• **Aim**:
Leave out the pictures and copy everything else below exactly.
[start Collected data]
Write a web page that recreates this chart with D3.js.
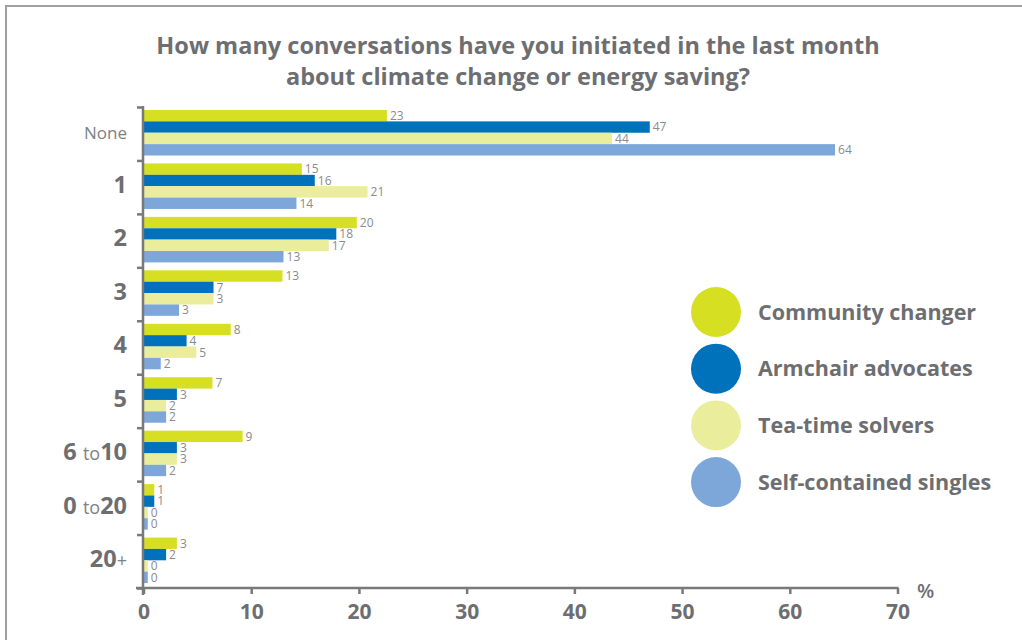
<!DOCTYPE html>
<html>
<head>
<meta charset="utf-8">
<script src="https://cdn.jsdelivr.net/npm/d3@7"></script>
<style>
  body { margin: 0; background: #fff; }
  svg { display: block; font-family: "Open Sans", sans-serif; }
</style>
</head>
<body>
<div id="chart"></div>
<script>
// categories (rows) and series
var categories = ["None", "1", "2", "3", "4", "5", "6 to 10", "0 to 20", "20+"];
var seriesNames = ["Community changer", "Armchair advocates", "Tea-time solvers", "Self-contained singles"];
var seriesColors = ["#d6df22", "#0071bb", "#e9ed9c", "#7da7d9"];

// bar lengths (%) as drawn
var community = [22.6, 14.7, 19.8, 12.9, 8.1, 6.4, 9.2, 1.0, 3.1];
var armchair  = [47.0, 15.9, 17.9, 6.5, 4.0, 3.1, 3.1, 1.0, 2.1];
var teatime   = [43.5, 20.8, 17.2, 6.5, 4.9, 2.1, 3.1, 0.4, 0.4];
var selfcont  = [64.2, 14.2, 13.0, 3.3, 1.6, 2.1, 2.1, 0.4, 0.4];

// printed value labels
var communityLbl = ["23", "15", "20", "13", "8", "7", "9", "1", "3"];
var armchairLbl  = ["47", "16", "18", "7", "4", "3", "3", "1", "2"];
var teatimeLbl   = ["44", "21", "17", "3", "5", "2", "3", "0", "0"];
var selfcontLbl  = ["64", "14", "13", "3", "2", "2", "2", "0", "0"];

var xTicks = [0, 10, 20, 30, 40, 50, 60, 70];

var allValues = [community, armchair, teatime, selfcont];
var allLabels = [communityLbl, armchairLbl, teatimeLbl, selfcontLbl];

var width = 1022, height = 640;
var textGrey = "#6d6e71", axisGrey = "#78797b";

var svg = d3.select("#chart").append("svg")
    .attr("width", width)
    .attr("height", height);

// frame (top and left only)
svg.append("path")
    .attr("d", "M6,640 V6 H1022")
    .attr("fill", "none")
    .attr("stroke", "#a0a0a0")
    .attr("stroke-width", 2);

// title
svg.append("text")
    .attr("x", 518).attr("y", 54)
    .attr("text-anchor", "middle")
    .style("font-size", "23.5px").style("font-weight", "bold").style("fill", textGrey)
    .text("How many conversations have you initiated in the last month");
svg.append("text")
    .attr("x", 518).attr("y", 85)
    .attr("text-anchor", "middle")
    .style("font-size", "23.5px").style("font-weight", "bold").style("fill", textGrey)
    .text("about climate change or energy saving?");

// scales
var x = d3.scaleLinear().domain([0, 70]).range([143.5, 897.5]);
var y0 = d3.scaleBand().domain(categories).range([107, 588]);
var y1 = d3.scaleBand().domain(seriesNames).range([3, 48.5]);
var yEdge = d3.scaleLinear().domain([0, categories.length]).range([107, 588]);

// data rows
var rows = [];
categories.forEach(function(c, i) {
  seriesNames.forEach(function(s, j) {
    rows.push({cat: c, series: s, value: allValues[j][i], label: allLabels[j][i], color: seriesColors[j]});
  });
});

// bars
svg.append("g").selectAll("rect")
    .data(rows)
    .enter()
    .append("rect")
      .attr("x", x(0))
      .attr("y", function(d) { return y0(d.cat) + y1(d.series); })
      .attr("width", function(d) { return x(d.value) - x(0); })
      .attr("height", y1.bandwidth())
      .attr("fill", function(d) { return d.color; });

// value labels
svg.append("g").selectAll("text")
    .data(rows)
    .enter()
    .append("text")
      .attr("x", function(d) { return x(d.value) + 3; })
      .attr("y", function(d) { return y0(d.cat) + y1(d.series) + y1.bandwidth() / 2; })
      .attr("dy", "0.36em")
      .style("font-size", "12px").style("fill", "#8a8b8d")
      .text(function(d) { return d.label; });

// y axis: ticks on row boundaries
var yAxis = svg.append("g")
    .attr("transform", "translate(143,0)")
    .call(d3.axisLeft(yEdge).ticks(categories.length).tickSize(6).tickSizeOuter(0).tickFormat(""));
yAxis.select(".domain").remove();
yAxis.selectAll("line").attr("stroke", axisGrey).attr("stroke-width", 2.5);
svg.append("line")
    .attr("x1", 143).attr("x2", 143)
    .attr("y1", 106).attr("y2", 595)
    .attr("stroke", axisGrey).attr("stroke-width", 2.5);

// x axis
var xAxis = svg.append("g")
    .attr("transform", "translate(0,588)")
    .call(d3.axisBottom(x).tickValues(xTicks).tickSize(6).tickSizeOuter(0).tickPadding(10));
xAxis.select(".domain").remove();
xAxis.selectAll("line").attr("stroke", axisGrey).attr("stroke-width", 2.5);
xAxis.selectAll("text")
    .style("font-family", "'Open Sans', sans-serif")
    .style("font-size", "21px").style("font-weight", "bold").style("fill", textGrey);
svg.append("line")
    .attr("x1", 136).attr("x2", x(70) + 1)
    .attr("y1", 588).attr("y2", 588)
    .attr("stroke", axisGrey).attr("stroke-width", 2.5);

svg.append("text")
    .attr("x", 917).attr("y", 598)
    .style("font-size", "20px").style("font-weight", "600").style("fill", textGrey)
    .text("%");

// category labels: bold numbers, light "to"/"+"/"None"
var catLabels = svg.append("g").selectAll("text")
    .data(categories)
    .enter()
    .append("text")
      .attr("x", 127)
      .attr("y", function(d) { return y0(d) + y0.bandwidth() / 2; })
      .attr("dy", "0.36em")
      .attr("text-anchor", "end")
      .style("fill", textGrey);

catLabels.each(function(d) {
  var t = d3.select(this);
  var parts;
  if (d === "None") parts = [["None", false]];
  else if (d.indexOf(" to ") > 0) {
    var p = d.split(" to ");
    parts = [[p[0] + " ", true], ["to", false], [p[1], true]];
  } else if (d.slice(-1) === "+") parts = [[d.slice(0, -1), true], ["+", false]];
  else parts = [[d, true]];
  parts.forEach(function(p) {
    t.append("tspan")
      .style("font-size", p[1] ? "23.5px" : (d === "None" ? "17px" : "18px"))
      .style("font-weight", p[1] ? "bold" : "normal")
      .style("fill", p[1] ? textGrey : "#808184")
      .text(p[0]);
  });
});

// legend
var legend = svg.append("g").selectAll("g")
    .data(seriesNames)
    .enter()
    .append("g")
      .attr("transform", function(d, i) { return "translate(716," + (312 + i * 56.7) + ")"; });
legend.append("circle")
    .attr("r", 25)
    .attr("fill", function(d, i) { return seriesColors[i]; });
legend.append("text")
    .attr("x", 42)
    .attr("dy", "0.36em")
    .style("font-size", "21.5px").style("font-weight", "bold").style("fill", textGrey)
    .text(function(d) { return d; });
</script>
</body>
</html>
[end Collected data]
• **Response to this task**:
Write a web page that recreates this chart with D3.js.
<!DOCTYPE html>
<html>
<head>
<meta charset="utf-8">
<script src="https://cdn.jsdelivr.net/npm/d3@7"></script>
<style>
  body { margin: 0; background: #fff; }
  svg { display: block; font-family: "Open Sans", sans-serif; }
</style>
</head>
<body>
<div id="chart"></div>
<script>
// categories (rows) and series
var categories = ["None", "1", "2", "3", "4", "5", "6 to 10", "0 to 20", "20+"];
var seriesNames = ["Community changer", "Armchair advocates", "Tea-time solvers", "Self-contained singles"];
var seriesColors = ["#d6df22", "#0071bb", "#e9ed9c", "#7da7d9"];

// bar lengths (%) as drawn
var community = [22.6, 14.7, 19.8, 12.9, 8.1, 6.4, 9.2, 1.0, 3.1];
var armchair  = [47.0, 15.9, 17.9, 6.5, 4.0, 3.1, 3.1, 1.0, 2.1];
var teatime   = [43.5, 20.8, 17.2, 6.5, 4.9, 2.1, 3.1, 0.4, 0.4];
var selfcont  = [64.2, 14.2, 13.0, 3.3, 1.6, 2.1, 2.1, 0.4, 0.4];

// printed value labels
var communityLbl = ["23", "15", "20", "13", "8", "7", "9", "1", "3"];
var armchairLbl  = ["47", "16", "18", "7", "4", "3", "3", "1", "2"];
var teatimeLbl   = ["44", "21", "17", "3", "5", "2", "3", "0", "0"];
var selfcontLbl  = ["64", "14", "13", "3", "2", "2", "2", "0", "0"];

var xTicks = [0, 10, 20, 30, 40, 50, 60, 70];

var allValues = [community, armchair, teatime, selfcont];
var allLabels = [communityLbl, armchairLbl, teatimeLbl, selfcontLbl];

var width = 1022, height = 640;
var textGrey = "#6d6e71", axisGrey = "#78797b";

var svg = d3.select("#chart").append("svg")
    .attr("width", width)
    .attr("height", height);

// frame (top and left only)
svg.append("path")
    .attr("d", "M6,640 V6 H1022")
    .attr("fill", "none")
    .attr("stroke", "#a0a0a0")
    .attr("stroke-width", 2);

// title
svg.append("text")
    .attr("x", 518).attr("y", 54)
    .attr("text-anchor", "middle")
    .style("font-size", "23.5px").style("font-weight", "bold").style("fill", textGrey)
    .text("How many conversations have you initiated in the last month");
svg.append("text")
    .attr("x", 518).attr("y", 85)
    .attr("text-anchor", "middle")
    .style("font-size", "23.5px").style("font-weight", "bold").style("fill", textGrey)
    .text("about climate change or energy saving?");

// scales
var x = d3.scaleLinear().domain([0, 70]).range([143.5, 897.5]);
var y0 = d3.scaleBand().domain(categories).range([107, 588]);
var y1 = d3.scaleBand().domain(seriesNames).range([3, 48.5]);
var yEdge = d3.scaleLinear().domain([0, categories.length]).range([107, 588]);

// data rows
var rows = [];
categories.forEach(function(c, i) {
  seriesNames.forEach(function(s, j) {
    rows.push({cat: c, series: s, value: allValues[j][i], label: allLabels[j][i], color: seriesColors[j]});
  });
});

// bars
svg.append("g").selectAll("rect")
    .data(rows)
    .enter()
    .append("rect")
      .attr("x", x(0))
      .attr("y", function(d) { return y0(d.cat) + y1(d.series); })
      .attr("width", function(d) { return x(d.value) - x(0); })
      .attr("height", y1.bandwidth())
      .attr("fill", function(d) { return d.color; });

// value labels
svg.append("g").selectAll("text")
    .data(rows)
    .enter()
    .append("text")
      .attr("x", function(d) { return x(d.value) + 3; })
      .attr("y", function(d) { return y0(d.cat) + y1(d.series) + y1.bandwidth() / 2; })
      .attr("dy", "0.36em")
      .style("font-size", "12px").style("fill", "#8a8b8d")
      .text(function(d) { return d.label; });

// y axis: ticks on row boundaries
var yAxis = svg.append("g")
    .attr("transform", "translate(143,0)")
    .call(d3.axisLeft(yEdge).ticks(categories.length).tickSize(6).tickSizeOuter(0).tickFormat(""));
yAxis.select(".domain").remove();
yAxis.selectAll("line").attr("stroke", axisGrey).attr("stroke-width", 2.5);
svg.append("line")
    .attr("x1", 143).attr("x2", 143)
    .attr("y1", 106).attr("y2", 595)
    .attr("stroke", axisGrey).attr("stroke-width", 2.5);

// x axis
var xAxis = svg.append("g")
    .attr("transform", "translate(0,588)")
    .call(d3.axisBottom(x).tickValues(xTicks).tickSize(6).tickSizeOuter(0).tickPadding(10));
xAxis.select(".domain").remove();
xAxis.selectAll("line").attr("stroke", axisGrey).attr("stroke-width", 2.5);
xAxis.selectAll("text")
    .style("font-family", "'Open Sans', sans-serif")
    .style("font-size", "21px").style("font-weight", "bold").style("fill", textGrey);
svg.append("line")
    .attr("x1", 136).attr("x2", x(70) + 1)
    .attr("y1", 588).attr("y2", 588)
    .attr("stroke", axisGrey).attr("stroke-width", 2.5);

svg.append("text")
    .attr("x", 917).attr("y", 598)
    .style("font-size", "20px").style("font-weight", "600").style("fill", textGrey)
    .text("%");

// category labels: bold numbers, light "to"/"+"/"None"
var catLabels = svg.append("g").selectAll("text")
    .data(categories)
    .enter()
    .append("text")
      .attr("x", 127)
      .attr("y", function(d) { return y0(d) + y0.bandwidth() / 2; })
      .attr("dy", "0.36em")
      .attr("text-anchor", "end")
      .style("fill", textGrey);

catLabels.each(function(d) {
  var t = d3.select(this);
  var parts;
  if (d === "None") parts = [["None", false]];
  else if (d.indexOf(" to ") > 0) {
    var p = d.split(" to ");
    parts = [[p[0] + " ", true], ["to", false], [p[1], true]];
  } else if (d.slice(-1) === "+") parts = [[d.slice(0, -1), true], ["+", false]];
  else parts = [[d, true]];
  parts.forEach(function(p) {
    t.append("tspan")
      .style("font-size", p[1] ? "23.5px" : (d === "None" ? "17px" : "18px"))
      .style("font-weight", p[1] ? "bold" : "normal")
      .style("fill", p[1] ? textGrey : "#808184")
      .text(p[0]);
  });
});

// legend
var legend = svg.append("g").selectAll("g")
    .data(seriesNames)
    .enter()
    .append("g")
      .attr("transform", function(d, i) { return "translate(716," + (312 + i * 56.7) + ")"; });
legend.append("circle")
    .attr("r", 25)
    .attr("fill", function(d, i) { return seriesColors[i]; });
legend.append("text")
    .attr("x", 42)
    .attr("dy", "0.36em")
    .style("font-size", "21.5px").style("font-weight", "bold").style("fill", textGrey)
    .text(function(d) { return d; });
</script>
</body>
</html>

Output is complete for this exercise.